In 2012, this is no longer the case. Just in the past week, the hard-right faction of the Republican party which has become identified with the Tea Party helped oust long-time US Senator Dick Lugar during his primary in Indiana. Moderate Republican Senator Olympia Snowe left as well this year — either for principled reasons or to avoid a similar fate, depending on whom you ask. The Tea Party has ensured that President Obama has received no benefits for reaching towards the middle whenever he attempted to do so by punishing any Republicans participating in these compromises. Now, in his Bill-Clinton-in-1996 moment, Obama has apparently finally decided that he just doesn’t get the same return from triangulating anymore.

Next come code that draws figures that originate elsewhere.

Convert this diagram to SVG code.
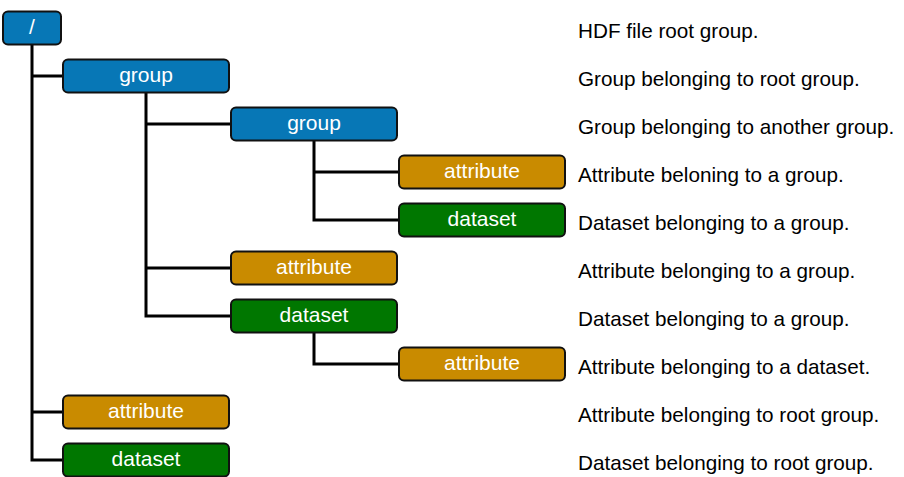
<svg xmlns="http://www.w3.org/2000/svg" width="904" height="477" viewBox="0 0 904 477">
<style>
.n rect{stroke:#111;stroke-width:2}
.g rect{fill:#0777b6}
.a rect{fill:#c98b00}
.d rect{fill:#007700}
.n text{fill:#fff;font-family:"Liberation Sans",Arial,sans-serif;font-size:21px;text-anchor:middle}
.desc{fill:#000;font-family:"Liberation Sans",Arial,sans-serif;font-size:20.7px}
#connectors path{fill:none;stroke:#000;stroke-width:3}
</style>
<rect width="904" height="477" fill="#fff"/>
<g id="connectors">
<path d="M32 44V460H63M32 412H63M32 76H63"/>
<path d="M146 93V316H231M146 268H231M146 124H231"/>
<path d="M314 141V220H399M314 172H399"/>
<path d="M314 333V364H399"/>
</g>
<g id="root" class="n g"><rect x="3" y="11.5" width="58" height="33" rx="5"/><text x="32" y="34">/</text></g>
<g id="group1" class="n g"><rect x="63" y="59.5" width="166" height="33" rx="5"/><text x="146" y="82">group</text></g>
<g id="group2" class="n g"><rect x="231" y="107.5" width="166" height="33" rx="5"/><text x="314" y="130">group</text></g>
<g id="attr1" class="n a"><rect x="399" y="155.5" width="166" height="33" rx="5"/><text x="482" y="178">attribute</text></g>
<g id="dataset1" class="n d"><rect x="399" y="203.5" width="166" height="33" rx="5"/><text x="482" y="226">dataset</text></g>
<g id="attr2" class="n a"><rect x="231" y="251.5" width="166" height="33" rx="5"/><text x="314" y="274">attribute</text></g>
<g id="dataset2" class="n d"><rect x="231" y="299.5" width="166" height="33" rx="5"/><text x="314" y="322">dataset</text></g>
<g id="attr3" class="n a"><rect x="399" y="347.5" width="166" height="33" rx="5"/><text x="482" y="370">attribute</text></g>
<g id="attr4" class="n a"><rect x="63" y="395.5" width="166" height="33" rx="5"/><text x="146" y="418">attribute</text></g>
<g id="dataset3" class="n d"><rect x="63" y="443.5" width="166" height="33" rx="5"/><text x="146" y="466">dataset</text></g>
<g id="descriptions" class="desc">
<text x="578" y="38">HDF file root group.</text>
<text x="578" y="86">Group belonging to root group.</text>
<text x="578" y="134">Group belonging to another group.</text>
<text x="578" y="182">Attribute beloning to a group.</text>
<text x="578" y="230">Dataset belonging to a group.</text>
<text x="578" y="278">Attribute belonging to a group.</text>
<text x="578" y="326">Dataset belonging to a group.</text>
<text x="578" y="374">Attribute belonging to a dataset.</text>
<text x="578" y="422">Attribute belonging to root group.</text>
<text x="578" y="470">Dataset belonging to root group.</text>
</g>
</svg>
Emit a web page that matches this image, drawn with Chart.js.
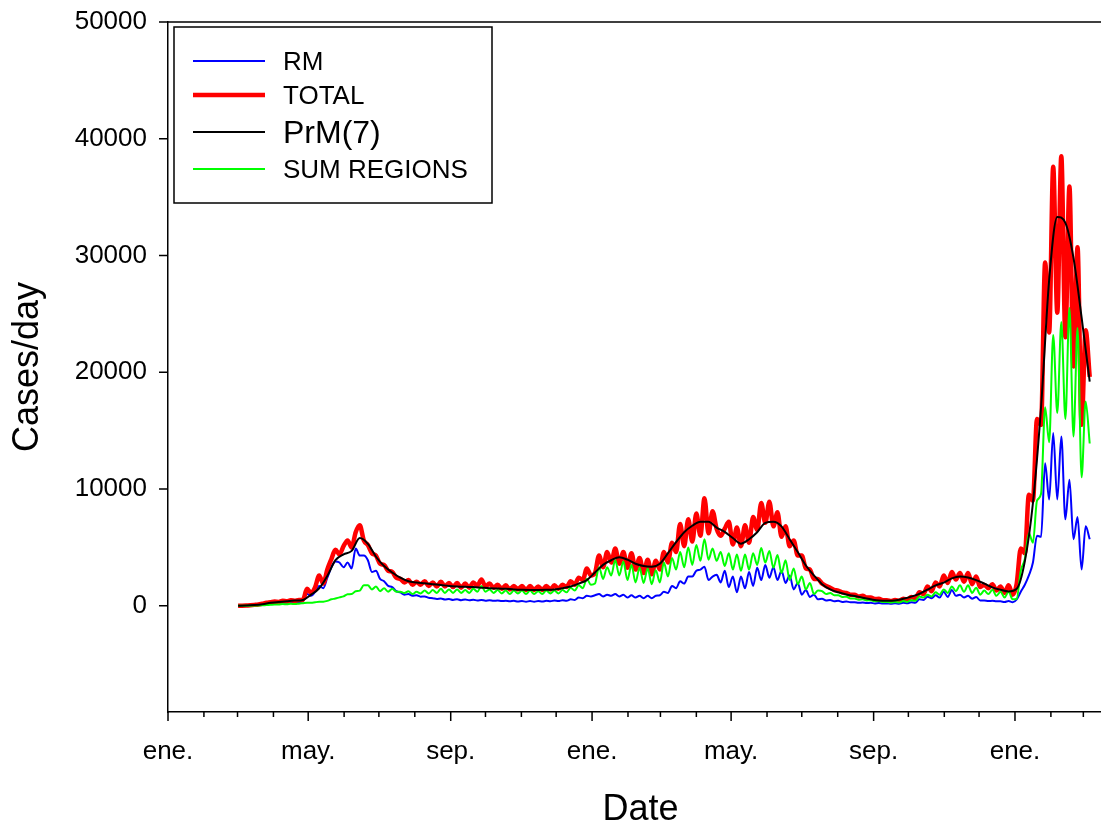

Of course, it certainly isn’t the Tea Party alone which has made this shift possible. Opinion and law on marriage equality has shifted dramatically over the course of the last ten years. The National Conference of State Legislatures has a great timeline that really brings home how much legal and legislative action there has been on this subject, from the mid-decade fever of mini-DOMAs to the legal and legislative victories of the last couple of years. The sides on this issue are ramping up because this is an active area of opinion change, with many people’s opinions apparently up for grabs. The fact that this is the case, and the fact there is a large generation-gap on this issue, is a de facto loss for the heterosexual-marriage-only status quo.  However, it’s fun to consider that there are occasionally some benefits to a radicalizing Republican party – and I think this might be my favorite one.

 

*Contra my previous post, I really am thinking about November. In Maine, the battle for marriage equality will become a larger and larger issue moving towards the fall ballot, since Mainers will be attempting to legalize same-sex marriage through the citizens’ initiative process. (Sorry for the link to Ballotpedia – Secretary Summers is apparently too busy with his US Senate candidacy to make sure the state Elections pages are being kept up to date.) “Marriage equality” is such a lovely framing for the more generic “same-sex marriage” and one that I already support with my assistant-professor’s-salary-scale (i.e., small) but heartfelt campaign donations. For the next few months, I will indulge my advocate’s side and sometimes use that framing in my analyses.